South Africa’s rand weakens on risk aversion; stocks rise


JOHANNESBURG (Reuters) – South Africa’s rand weakened against the dollar on Wednesday amid dwindling demand for riskier assets and fears U.S.-China trade tension would not be resolved at an upcoming G20 summit.

At 1500 GMT the rand traded at 13.9675 per dollar, 0.4 percent weaker than its New York close of 13.9125. The intraday high was 13.9900.

Bonds also weakened, with the yield on the benchmark bond due in 2026 rising 5 basis points to 9.040 percent.
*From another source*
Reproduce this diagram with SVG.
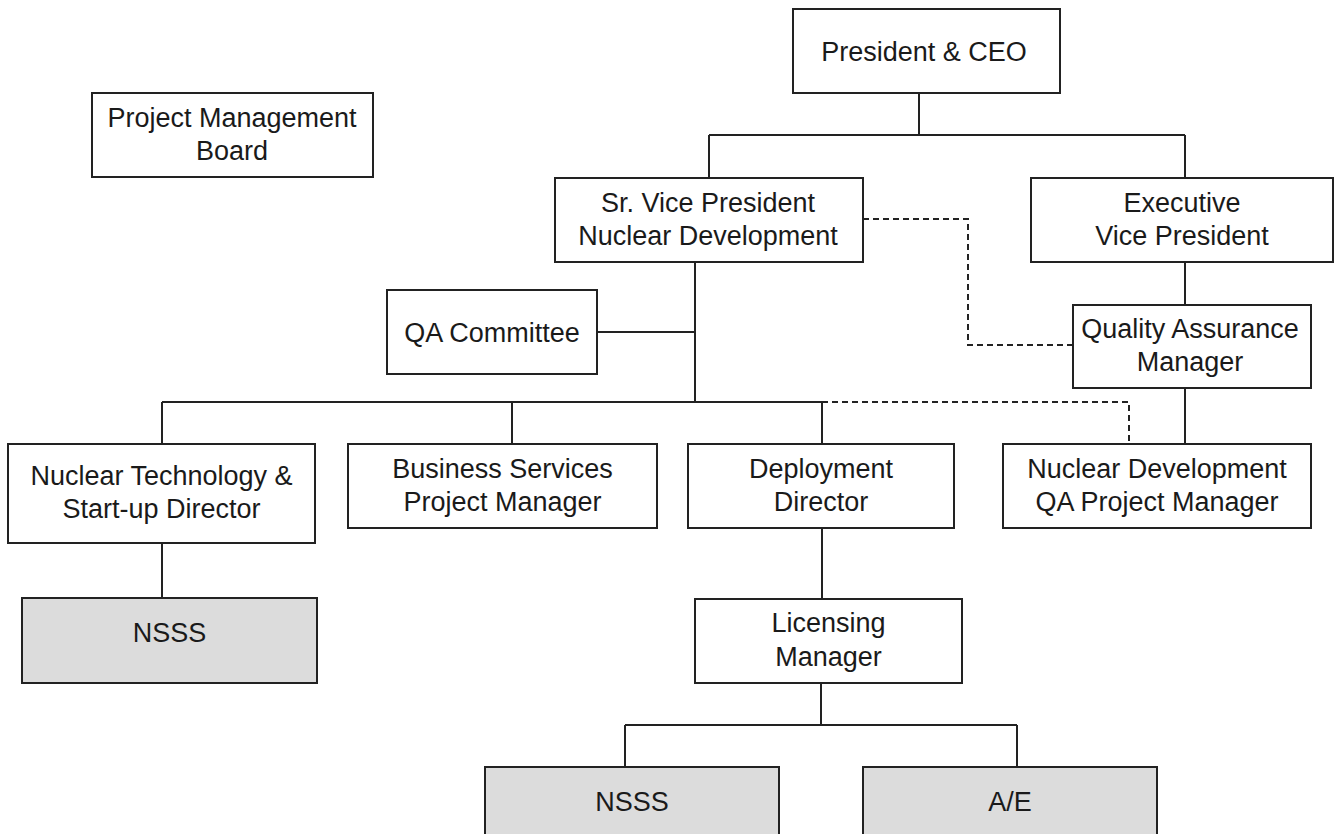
<svg xmlns="http://www.w3.org/2000/svg" width="1338" height="834" viewBox="0 0 1338 834">
<style>
.box{fill:#ffffff;stroke:#222222;stroke-width:2}
.gray{fill:#dcdcdc;stroke:#222222;stroke-width:2}
.t{font-family:"Liberation Sans",Arial,sans-serif;font-size:27px;fill:#1a1a1a;text-anchor:middle}
.ln{fill:none;stroke:#222222;stroke-width:2}
.dash{fill:none;stroke:#222222;stroke-width:2;stroke-dasharray:6 4}
</style>
<rect width="1338" height="834" fill="#ffffff"/>
<g id="connectors">
<path class="ln" d="M919,93 V135 M709,135 H1185 M709,135 V178 M1185,135 V178"/>
<path class="ln" d="M1185,262 V305 M1185,388 V444"/>
<path class="ln" d="M695,262 V402 M597,332 H695"/>
<path class="ln" d="M162,402 H822 M162,402 V444 M512,402 V444 M822,402 V444"/>
<path class="ln" d="M162,543 V598 M822,528 V599 M821,683 V725 M625,725 H1017 M625,725 V767 M1017,725 V767"/>
<path class="dash" d="M863,219 H968 V345 H1073"/>
<path class="dash" d="M822,402 H1129 V444"/>
</g>
<g id="president">
<rect class="box" x="793" y="9" width="267" height="84"/>
<text class="t" x="924" y="61">President &amp; CEO</text>
</g>
<g id="pmb">
<rect class="box" x="92" y="93" width="281" height="84"/>
<text class="t" x="232" y="127">Project Management</text>
<text class="t" x="232" y="160">Board</text>
</g>
<g id="svp">
<rect class="box" x="555" y="178" width="308" height="84"/>
<text class="t" x="708" y="212">Sr. Vice President</text>
<text class="t" x="708" y="245">Nuclear Development</text>
</g>
<g id="evp">
<rect class="box" x="1031" y="178" width="302" height="84"/>
<text class="t" x="1182" y="212">Executive</text>
<text class="t" x="1182" y="245">Vice President</text>
</g>
<g id="qa-committee">
<rect class="box" x="387" y="290" width="210" height="84"/>
<text class="t" x="492" y="342">QA Committee</text>
</g>
<g id="qa-manager">
<rect class="box" x="1073" y="305" width="238" height="83"/>
<text class="t" x="1190" y="338">Quality Assurance</text>
<text class="t" x="1190" y="371">Manager</text>
</g>
<g id="nt-director">
<rect class="box" x="8" y="444" width="307" height="99"/>
<text class="t" x="161.5" y="485">Nuclear Technology &amp;</text>
<text class="t" x="161.5" y="518">Start-up Director</text>
</g>
<g id="bs-manager">
<rect class="box" x="348" y="444" width="309" height="84"/>
<text class="t" x="502.5" y="478">Business Services</text>
<text class="t" x="502.5" y="511">Project Manager</text>
</g>
<g id="deployment">
<rect class="box" x="688" y="444" width="266" height="84"/>
<text class="t" x="821" y="478">Deployment</text>
<text class="t" x="821" y="511">Director</text>
</g>
<g id="ndqa">
<rect class="box" x="1003" y="444" width="308" height="84"/>
<text class="t" x="1157" y="478">Nuclear Development</text>
<text class="t" x="1157" y="511">QA Project Manager</text>
</g>
<g id="nsss1">
<rect class="gray" x="22" y="598" width="295" height="85"/>
<text class="t" x="169.5" y="642">NSSS</text>
</g>
<g id="licensing">
<rect class="box" x="695" y="599" width="267" height="84"/>
<text class="t" x="828.5" y="632">Licensing</text>
<text class="t" x="828.5" y="666">Manager</text>
</g>
<g id="nsss2">
<rect class="gray" x="485" y="767" width="294" height="84"/>
<text class="t" x="632" y="811">NSSS</text>
</g>
<g id="ae">
<rect class="gray" x="863" y="767" width="294" height="84"/>
<text class="t" x="1010" y="811">A/E</text>
</g>
</svg>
“The rand has been tightly range bound and waiting for the G20 meeting later in the week to give new impetus to the rand. This week we see the rand range bound between 13.80 to 14.10,” said Treasury One dealer Andre Botha.

In equities, the All Share index rose 1.47 percent to 52,111 points while the Top 40 index climbed 1.74 percent at 46,023 points. Banks gained 1.58 percent.

U.S. President Donald Trump is prepared to raise tariffs on Chinese imports if there is no breakthrough on longstanding trade issues when he meets with Chinese leader Xi Jinping on Saturday, White House economic adviser Larry Kudlow said on Tuesday.

Global markets had climbed on reports on Tuesday when Kudlow said Trump would meet with Xi at the upcoming G20 gathering in Argentina, renewing hopes of a trade deal.

“That is the key thing. The market is watching for any indicator on either side of any possible progress, even an agreement to talks,” said Greg Davies, equities trader at Cratos Capital.

Bourse heavyweight Naspers closed 4.66 percent higher at 2,917 rand after shares in technology giant Ten cent Holdings, in which it has a 31 percent stake, jumped to an eight-week high on plans to roll out mobile payment services in Japan.